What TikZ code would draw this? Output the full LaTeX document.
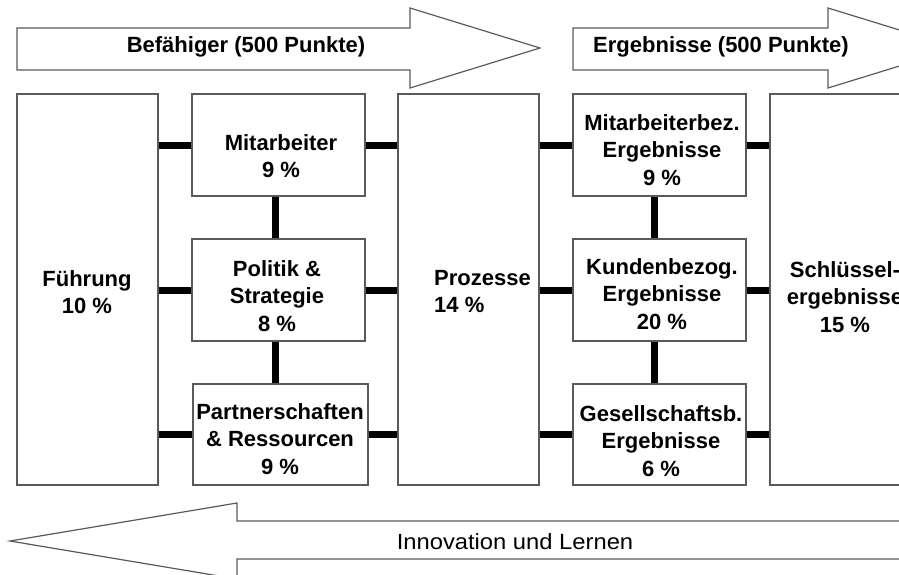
\documentclass[tikz,border=0pt]{standalone}
\usepackage{fontspec}
\setmainfont{Liberation Sans}
\definecolor{boxline}{HTML}{5A5A5A}
\begin{document}
\begin{tikzpicture}[x=1pt,y=-1pt,
  box/.style={draw=boxline, line width=1.3pt, fill=white, inner sep=0pt},
  conn/.style={line width=7pt, line cap=butt, black},
  bigarrow/.style={draw=boxline, line width=1.2pt, fill=white, line join=miter},
  txt/.style={font=\fontsize{22}{27.5}\selectfont\bfseries, inner sep=0pt, align=center},
  flowtxt/.style={font=\fontsize{22}{27}\selectfont\bfseries, inner sep=0pt},
  looptxt/.style={font=\fontsize{22}{26}\selectfont, inner sep=0pt}]
\useasboundingbox (0,0) rectangle (899,575);

% flow arrows on top
\draw[bigarrow] (17,28) -- (410,28) -- (410,8) -- (540,48) -- (410,88) -- (410,70) -- (17,70) -- cycle;
\node[flowtxt] (enablers) at (246,47) {Befähiger (500 Punkte)};
\draw[bigarrow] (573,28) -- (828,28) -- (828,8) -- (958,48) -- (828,88) -- (828,70) -- (573,70) -- cycle;
\node[flowtxt] (results) at (721,47) {Ergebnisse (500 Punkte)};

% feedback arrow at the bottom
\draw[bigarrow] (10,541) -- (237,503) -- (237,521) -- (910,521) -- (910,559) -- (237,559) -- (237,579) -- cycle;
\node[looptxt] (innov) at (515,542) {\scalebox{1.08}[1]{Innovation und Lernen}};

% criteria boxes
\node[box, minimum width=141pt, minimum height=391pt] (fuehrung) at (87.5,289.5) {};
\node[box, minimum width=173pt, minimum height=102pt] (mit) at (278.5,145) {};
\node[box, minimum width=173pt, minimum height=102pt] (pol) at (278.5,290) {};
\node[box, minimum width=175pt, minimum height=101pt] (part) at (280.5,434.5) {};
\node[box, minimum width=141pt, minimum height=391pt] (proz) at (468.5,289.5) {};
\node[box, minimum width=173pt, minimum height=102pt] (mbez) at (659.5,145) {};
\node[box, minimum width=173pt, minimum height=102pt] (kund) at (659.5,290) {};
\node[box, minimum width=173pt, minimum height=101pt] (ges) at (659.5,434.5) {};
\node[box, minimum width=135pt, minimum height=391pt] (schl) at (837.5,289.5) {};

% labels
\node[txt] (fuehrung-t) at (87,292) {Führung\\10 \%};
\node[txt] (mit-t) at (281,156) {Mitarbeiter\\9 \%};
\node[txt] (pol-t) at (277,296) {Politik \&\\Strategie\\8 \%};
\node[txt] (part-t) at (280,439) {Partnerschaften\\\& Ressourcen\\9 \%};
\node[txt, align=left, anchor=west] (proz-t) at (434,291.5) {Prozesse\\14 \%};
\node[txt] (mbez-t) at (662,150) {Mitarbeiterbez.\\Ergebnisse\\9 \%};
\node[txt] (kund-t) at (662,294) {Kundenbezog.\\Ergebnisse\\20 \%};
\node[txt] (ges-t) at (661,441) {Gesellschaftsb.\\Ergebnisse\\6 \%};
\node[txt] (schl-t) at (845,297) {Schlüssel-\\ergebnisse\\15 \%};

% horizontal links between columns
\foreach \b in {mit,pol,part}{
  \draw[conn] (fuehrung.east |- \b.west) -- (\b.west);
  \draw[conn] (\b.east) -- (proz.west |- \b.east);
}
\foreach \b in {mbez,kund,ges}{
  \draw[conn] (proz.east |- \b.west) -- (\b.west);
  \draw[conn] (\b.east) -- (schl.west |- \b.east);
}
% vertical links inside the stacks
\draw[conn] ([xshift=-3.5pt]mit.south) -- ([xshift=-3.5pt]pol.north);
\draw[conn] ([xshift=-3.5pt]pol.south) -- ([xshift=-3.5pt]pol.south |- part.north);
\draw[conn] ([xshift=-5.5pt]mbez.south) -- ([xshift=-5.5pt]kund.north);
\draw[conn] ([xshift=-5.5pt]kund.south) -- ([xshift=-5.5pt]ges.north);
\end{tikzpicture}
\end{document}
● ● ●
> _WORK TO COMPLETE_: Repeat the data exactly, dropping every picture it holds.

> _RESULT OF THE TASK_:
What TikZ code would draw this? Output the full LaTeX document.
\documentclass[tikz,border=0pt]{standalone}
\usepackage{fontspec}
\setmainfont{Liberation Sans}
\definecolor{boxline}{HTML}{5A5A5A}
\begin{document}
\begin{tikzpicture}[x=1pt,y=-1pt,
  box/.style={draw=boxline, line width=1.3pt, fill=white, inner sep=0pt},
  conn/.style={line width=7pt, line cap=butt, black},
  bigarrow/.style={draw=boxline, line width=1.2pt, fill=white, line join=miter},
  txt/.style={font=\fontsize{22}{27.5}\selectfont\bfseries, inner sep=0pt, align=center},
  flowtxt/.style={font=\fontsize{22}{27}\selectfont\bfseries, inner sep=0pt},
  looptxt/.style={font=\fontsize{22}{26}\selectfont, inner sep=0pt}]
\useasboundingbox (0,0) rectangle (899,575);

% flow arrows on top
\draw[bigarrow] (17,28) -- (410,28) -- (410,8) -- (540,48) -- (410,88) -- (410,70) -- (17,70) -- cycle;
\node[flowtxt] (enablers) at (246,47) {Befähiger (500 Punkte)};
\draw[bigarrow] (573,28) -- (828,28) -- (828,8) -- (958,48) -- (828,88) -- (828,70) -- (573,70) -- cycle;
\node[flowtxt] (results) at (721,47) {Ergebnisse (500 Punkte)};

% feedback arrow at the bottom
\draw[bigarrow] (10,541) -- (237,503) -- (237,521) -- (910,521) -- (910,559) -- (237,559) -- (237,579) -- cycle;
\node[looptxt] (innov) at (515,542) {\scalebox{1.08}[1]{Innovation und Lernen}};

% criteria boxes
\node[box, minimum width=141pt, minimum height=391pt] (fuehrung) at (87.5,289.5) {};
\node[box, minimum width=173pt, minimum height=102pt] (mit) at (278.5,145) {};
\node[box, minimum width=173pt, minimum height=102pt] (pol) at (278.5,290) {};
\node[box, minimum width=175pt, minimum height=101pt] (part) at (280.5,434.5) {};
\node[box, minimum width=141pt, minimum height=391pt] (proz) at (468.5,289.5) {};
\node[box, minimum width=173pt, minimum height=102pt] (mbez) at (659.5,145) {};
\node[box, minimum width=173pt, minimum height=102pt] (kund) at (659.5,290) {};
\node[box, minimum width=173pt, minimum height=101pt] (ges) at (659.5,434.5) {};
\node[box, minimum width=135pt, minimum height=391pt] (schl) at (837.5,289.5) {};

% labels
\node[txt] (fuehrung-t) at (87,292) {Führung\\10 \%};
\node[txt] (mit-t) at (281,156) {Mitarbeiter\\9 \%};
\node[txt] (pol-t) at (277,296) {Politik \&\\Strategie\\8 \%};
\node[txt] (part-t) at (280,439) {Partnerschaften\\\& Ressourcen\\9 \%};
\node[txt, align=left, anchor=west] (proz-t) at (434,291.5) {Prozesse\\14 \%};
\node[txt] (mbez-t) at (662,150) {Mitarbeiterbez.\\Ergebnisse\\9 \%};
\node[txt] (kund-t) at (662,294) {Kundenbezog.\\Ergebnisse\\20 \%};
\node[txt] (ges-t) at (661,441) {Gesellschaftsb.\\Ergebnisse\\6 \%};
\node[txt] (schl-t) at (845,297) {Schlüssel-\\ergebnisse\\15 \%};

% horizontal links between columns
\foreach \b in {mit,pol,part}{
  \draw[conn] (fuehrung.east |- \b.west) -- (\b.west);
  \draw[conn] (\b.east) -- (proz.west |- \b.east);
}
\foreach \b in {mbez,kund,ges}{
  \draw[conn] (proz.east |- \b.west) -- (\b.west);
  \draw[conn] (\b.east) -- (schl.west |- \b.east);
}
% vertical links inside the stacks
\draw[conn] ([xshift=-3.5pt]mit.south) -- ([xshift=-3.5pt]pol.north);
\draw[conn] ([xshift=-3.5pt]pol.south) -- ([xshift=-3.5pt]pol.south |- part.north);
\draw[conn] ([xshift=-5.5pt]mbez.south) -- ([xshift=-5.5pt]kund.north);
\draw[conn] ([xshift=-5.5pt]kund.south) -- ([xshift=-5.5pt]ges.north);
\end{tikzpicture}
\end{document}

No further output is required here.